Viande bovine, chronique d’une crise annoncée
La crise de la filière viande bovine semble engagée : afflux de vaches de réformes, sécheresse et décapitalisation font baisser les cours chaque semaine.
Les signaux de marché sont clairs : la cotation de la vache de réforme baisse et la situation devrait atteindre l’ensemble des marchés (jeunes bovins, broutards, veaux). Toute la filière viande bovine commencerait alors à son tour à être touchée par la crise. «C’est le gros danger», relève Philippe Chotteau, chef du département Économie à l’Institut de l’élevage (Idele). À l’origine, se trouve la crise laitière qui entraîne les éleveurs à diminuer la taille de leur troupeau. Le 8 septembre, lors de l’assemblée générale d’Elvea France à Périgueux, Jean-Pierre Fleury, président de la Fédération nationale bovine, alertait les éleveurs au sujet d’«un afflux de 250 000 vaches» sur le marché européen d’ici la fin de l’année. Une information confirmée quelques jours plus tard par l’Idele qui évoquait pas moins de 80 000 tonnes équivalent carcasse (téc) supplémentaires sur le marché européen, dans les six derniers mois de l’année 2016 par rapport à 2015. «Les principaux contributeurs seront la France et l’Allemagne, suivis des Pays-Bas, de la Pologne, du Royaume-Uni et du Danemark», estime l’Idele.
La sécheresse favorise la décapitalisation
De plus, la sécheresse encourage les sorties d’animaux vers les abattoirs, en lait comme en viande. En race allaitante, certains éleveurs ont gardé leurs animaux un peu plus longtemps, espérant une remontée des prix, mais avec l’arrivée de l’hiver, là encore, un afflux de bovins vers les abattoirs est à craindre. Fin août, les cotations des vaches chutent, selon l’Idele :
-10 % par rapport à 2015 pour la vache R (3,70 €/kg), -14 % pour la vache O (3,04 €/kg) et -19 % pour la vache P (2,60 €/kg). En jeunes bovins, pourtant peu nombreux, malgré les exportations sur le Liban, les prix chutent également. En maigre, l’arrivée de l’hiver invite fortement les éleveurs à vendre leurs broutards. L’offre est abondante et la spéculation prend toute sa place. Les engraisseurs attendent que les prix baissent encore, confirme Germain Milet, chef de projet conjoncture viande bovine à l’Idele.
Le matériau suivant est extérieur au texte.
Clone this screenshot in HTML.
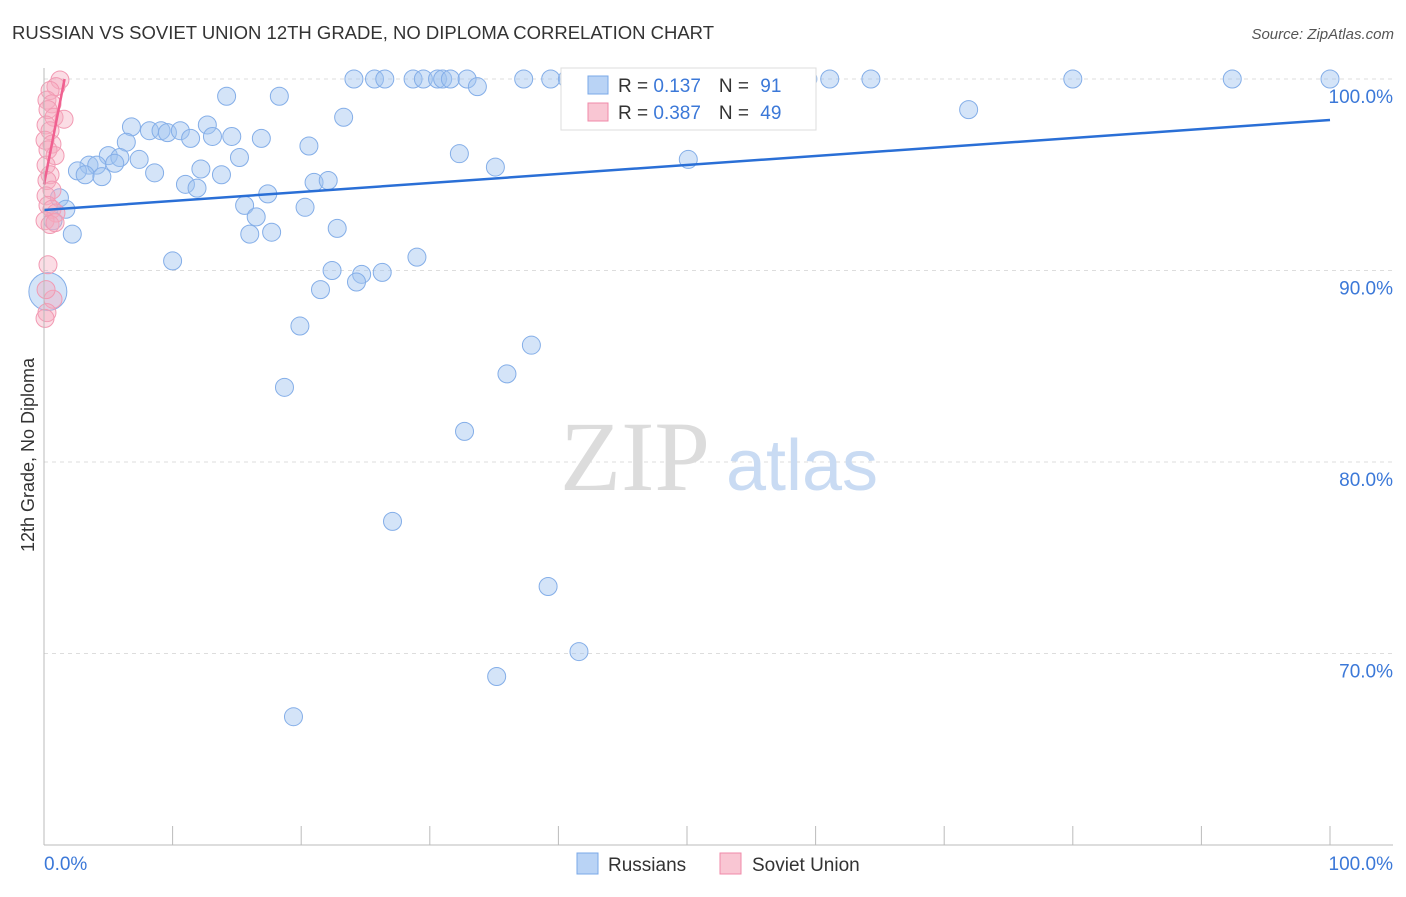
<!DOCTYPE html>
<html><head><meta charset="utf-8">
<style>
body{margin:0;background:#fff;font-family:"Liberation Sans",sans-serif;}
</style></head>
<body>
<svg id="chart" width="1406" height="892" viewBox="0 0 1406 892" xmlns="http://www.w3.org/2000/svg" font-family="Liberation Sans, sans-serif">
<text x="12" y="39" font-size="18" fill="#333" textLength="702" lengthAdjust="spacingAndGlyphs">RUSSIAN VS SOVIET UNION 12TH GRADE, NO DIPLOMA CORRELATION CHART</text>
<text x="1394" y="39" font-size="15" fill="#555" font-style="italic" text-anchor="end">Source: ZipAtlas.com</text>
<g id="grid"></g>
<g>
<text x="635" y="490" font-size="100" fill="#dcdcdc" style="font-family:'Liberation Serif',serif" text-anchor="middle">ZIP</text>
<text x="802" y="490" font-size="72" fill="#c9dbf3" text-anchor="middle">atlas</text>
</g>
<g id="pts"></g>
<g id="axes"></g>
<text x="34" y="455" font-size="18" fill="#333" text-anchor="middle" transform="rotate(-90 34 455)">12th Grade, No Diploma</text>
<g>
<rect x="561" y="68" width="255" height="62" fill="#fff" stroke="#ddd"/>
<rect x="588" y="76" width="20" height="18" fill="#b9d3f5" stroke="#7aa8e8"/>
<rect x="588" y="103" width="20" height="18" fill="#f9c6d3" stroke="#f08aa8"/>
<text x="618" y="92" font-size="19" fill="#333">R = <tspan fill="#3b78d8">0.137</tspan><tspan dx="18">N = </tspan><tspan fill="#3b78d8" dx="6">91</tspan></text>
<text x="618" y="119" font-size="19" fill="#333">R = <tspan fill="#3b78d8">0.387</tspan><tspan dx="18">N = </tspan><tspan fill="#3b78d8" dx="6">49</tspan></text>
</g>
<g>
<rect x="577" y="853" width="21" height="21" fill="#b9d3f5" stroke="#7aa8e8"/>
<text x="608" y="871" font-size="19" fill="#333">Russians</text>
<rect x="720" y="853" width="21" height="21" fill="#f9c6d3" stroke="#f08aa8"/>
<text x="752" y="871" font-size="19" fill="#333">Soviet Union</text>
</g>
</svg>
<script>
const blueX=[24.1,25.7,26.5,28.7,29.5,30.6,31.0,31.6,32.9,37.3,39.4,40.7,47.1,51.3,52.3,59.4,61.1,64.3,80.0,92.4,100,33.7,14.2,18.3,71.9,23.3,6.8,8.2,9.1,9.6,10.6,12.7,11.4,13.1,14.6,16.9,6.4,20.6,5.0,5.9,7.4,15.2,32.3,3.5,4.1,5.5,2.6,3.2,4.5,12.2,13.8,8.6,35.1,50.1,11.0,11.9,17.4,21.0,22.1,1.2,1.7,0.7,2.2,15.6,16.5,20.3,16.0,17.7,22.8,10.0,29.0,22.4,24.7,24.3,26.3,21.5,19.9,37.9,36.0,18.7,32.7,27.1,39.2,41.6,35.2,19.4];
const blueY=[100,100,100,100,100,100,100,100,100,100,100,100,100,100,100,100,100,100,100,100,100,99.6,99.1,99.1,98.4,98.0,97.5,97.3,97.3,97.2,97.3,97.6,96.9,97.0,97.0,96.9,96.7,96.5,96.0,95.9,95.8,95.9,96.1,95.5,95.5,95.6,95.2,95.0,94.9,95.3,95.0,95.1,95.4,95.8,94.5,94.3,94.0,94.6,94.7,93.8,93.2,92.6,91.9,93.4,92.8,93.3,91.9,92.0,92.2,90.5,90.7,90.0,89.8,89.4,89.9,89.0,87.1,86.1,84.6,83.9,81.6,76.9,73.5,70.1,68.8,66.7];
const bigBlueX=[0.3], bigBlueY=[88.9];
const pinkX=[1.24,0.93,0.47,0.23,0.62,0.31,0.78,1.56,0.16,0.47,0.08,0.62,0.31,0.86,0.16,0.47,0.23,0.62,0.16,0.31,0.62,0.93,0.08,0.47,0.86,0.31,0.7,0.16,0.23,0.08];
const pinkY=[99.95,99.6,99.4,98.9,98.7,98.4,98.0,97.9,97.6,97.3,96.8,96.6,96.3,96.0,95.5,95.0,94.7,94.2,93.9,93.4,93.2,93.0,92.6,92.4,92.5,90.3,88.5,89.0,87.8,87.5];
const blueTrend=[93.16,97.86];
const pinkTrend=[94.5,100];
const yTicks=[100,90,80,70];
const yTickLabels=["100.0%","90.0%","80.0%","70.0%"];
const xTicks=[0,10,20,30,40,50,60,70,80,90,100];

const NS="http://www.w3.org/2000/svg";
const sx=v=>44+v*12.86;
const sy=v=>79+(100-v)*19.15;
function mk(tag,attrs,parent){const e=document.createElementNS(NS,tag);for(const k in attrs)e.setAttribute(k,attrs[k]);parent.appendChild(e);return e;}
const grid=document.getElementById('grid'),axes=document.getElementById('axes'),pts=document.getElementById('pts');
yTicks.forEach((t,i)=>{
 const l=mk('line',{x1:44,x2:1393,y1:sy(t),y2:sy(t),stroke:'#ddd','stroke-dasharray':'4 4'},grid);
 
 
 const tx=mk('text',{x:1393,y:sy(t)+24,'font-size':19,fill:'#3b78d8','text-anchor':'end'},axes);
 tx.textContent=yTickLabels[i];
 
 
});
mk('line',{x1:44,x2:44,y1:68,y2:845,stroke:'#bbb'},axes);
mk('line',{x1:44,x2:1393,y1:845,y2:845,stroke:'#bbb'},axes);
xTicks.forEach(t=>{
 const l=mk('line',{x1:sx(t),x2:sx(t),y1:826,y2:845,stroke:'#bbb'},axes);
 
 
});
const x0=mk('text',{x:44,y:870,'font-size':19,fill:'#3b78d8'},axes);x0.textContent="0.0%";


const x1=mk('text',{x:1393,y:870,'font-size':19,fill:'#3b78d8','text-anchor':'end'},axes);x1.textContent="100.0%";



blueX.forEach((v,i)=>{
 const c=mk('circle',{cx:sx(v),cy:sy(blueY[i]),r:9,fill:'rgba(160,196,240,0.45)',stroke:'#84aee8','stroke-width':1},pts);
 
 
});
bigBlueX.forEach((v,i)=>{
 const c=mk('circle',{cx:sx(v),cy:sy(bigBlueY[i]),r:19,fill:'rgba(160,196,240,0.45)',stroke:'#84aee8'},pts);
 
 
});
pinkX.forEach((v,i)=>{
 const c=mk('circle',{cx:sx(v),cy:sy(pinkY[i]),r:9,fill:'rgba(244,170,190,0.4)',stroke:'#f29ab3'},pts);
 
 
});
const bl=mk('line',{x1:sx(0),y1:sy(blueTrend[0]),x2:sx(100),y2:sy(blueTrend[1]),stroke:'#2a6fd6','stroke-width':2.5},pts);


const pl=mk('line',{x1:sx(0),y1:sy(pinkTrend[0]),x2:sx(1.6),y2:sy(pinkTrend[1]),stroke:'#f06090','stroke-width':2.5},pts);


</script>
</body></html>
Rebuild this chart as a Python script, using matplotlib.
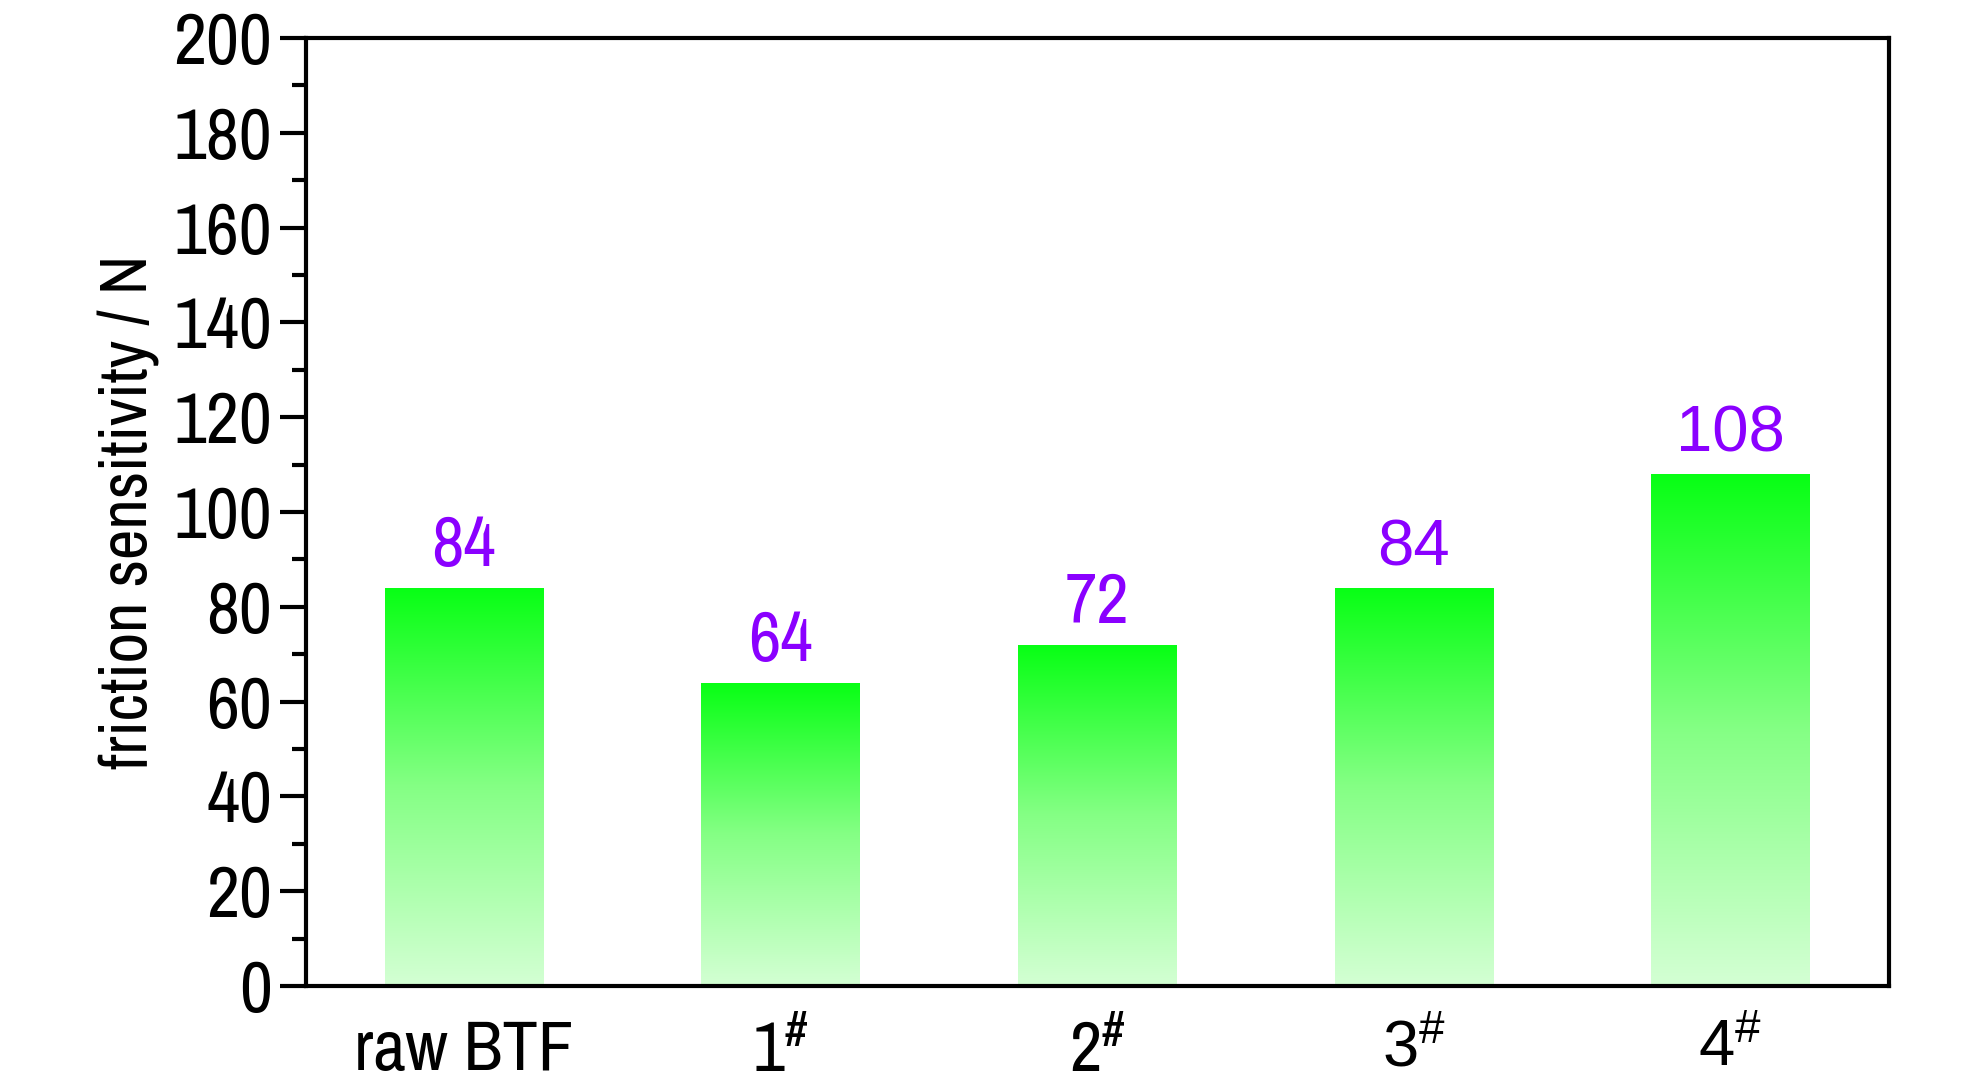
import numpy as np
import matplotlib
matplotlib.use('Agg')
import matplotlib.pyplot as plt
from matplotlib.colors import LinearSegmentedColormap
from matplotlib.ticker import MultipleLocator

# 数据
categories = ['raw BTF', '1', '2', '3', '4']
friction = [84, 64, 72, 84, 108]

narrow = ['Archivo Narrow', 'Liberation Sans', 'DejaVu Sans']
normal = ['Liberation Sans', 'DejaVu Sans']
plt.rcParams['font.family'] = narrow

fig = plt.figure(figsize=(19.84, 10.87), dpi=100)
ax = fig.add_axes([0.154, 0.093, 0.798, 0.872])

x = np.arange(len(categories))
bars = ax.bar(x, friction, width=0.5, color='none', edgecolor='none', zorder=2)

# 渐变填充：顶部亮绿，底部浅绿
cmap = LinearSegmentedColormap.from_list('grn', [(0.83, 1.0, 0.83), (0.52, 1.0, 0.52), (0.03, 1.0, 0.08)])
grad = np.linspace(0, 1, 256).reshape(-1, 1)
for b in bars:
    x0 = b.get_x()
    h = b.get_height()
    im = ax.imshow(grad, extent=[x0, x0 + b.get_width(), 0, h], origin='lower',
                   aspect='auto', cmap=cmap, zorder=2)
    im.set_clip_path(b)

# 数值标注
for i, (xi, v) in enumerate(zip(x, friction)):
    ax.annotate(str(v), (xi, v), xytext=(0, 7), textcoords='offset points',
                ha='center', va='bottom', fontsize=51 if i < 3 else 47, color='#8a00ff',
                family=narrow if i < 3 else normal)

ax.set_xlim(-0.5, 4.5)
ax.set_ylim(0, 200)
ax.yaxis.set_major_locator(MultipleLocator(20))
ax.yaxis.set_minor_locator(MultipleLocator(10))

labels = [categories[0]] + [r'$\mathregular{%s^{\#}}$' % c for c in categories[1:]]
ax.set_xticks(x)
ax.set_xticklabels(labels)
for i, t in enumerate(ax.get_xticklabels()):
    t.set_family(narrow if i < 3 else normal)
    t.set_fontsize(51 if i < 3 else 47)

ax.tick_params(axis='x', length=0, pad=24)
ax.tick_params(axis='y', which='major', direction='out', length=19, width=3, labelsize=52, pad=5)
ax.tick_params(axis='y', which='minor', direction='out', length=10, width=3)
ax.tick_params(top=False, right=False)

for s in ax.spines.values():
    s.set_linewidth(3)

ax.set_ylabel('friction sensitivity / N', fontsize=48, labelpad=10)

plt.savefig('out.png', dpi=100)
Que faire alors face à cette chute des cours qui apparaît inéluctable ? «Pour résoudre la crise des six prochains mois, soit il y a une surconsommation terrible de viande bovine soit un marché export s’ouvre mais, pour l’instant, je n’en ai pas un sous la main !», résumait Marc Pagès, directeur d’Interbev, le 13 septembre.
Interventions publiques, aide humanitaire…
De son côté Jean-Pierre Fleury «s’est remémoré 2001 avec la mise en place de l’intervention publique et du stockage privé pour le bœuf et le jeune bovin ainsi que le retrait et la destruction des vaches laitières». Il n’hésite pas à faire appel au ministre «pour régler» la situation. A la suite d’une réunion avec les membres de la filière viande, Stéphane le Foll a indiqué vouloir saisir Phil Hogan, commissaire européen à l’agriculture pour faire état des difficultés du marché de la viande bovine et lui demander des mesures exceptionnelles de marché.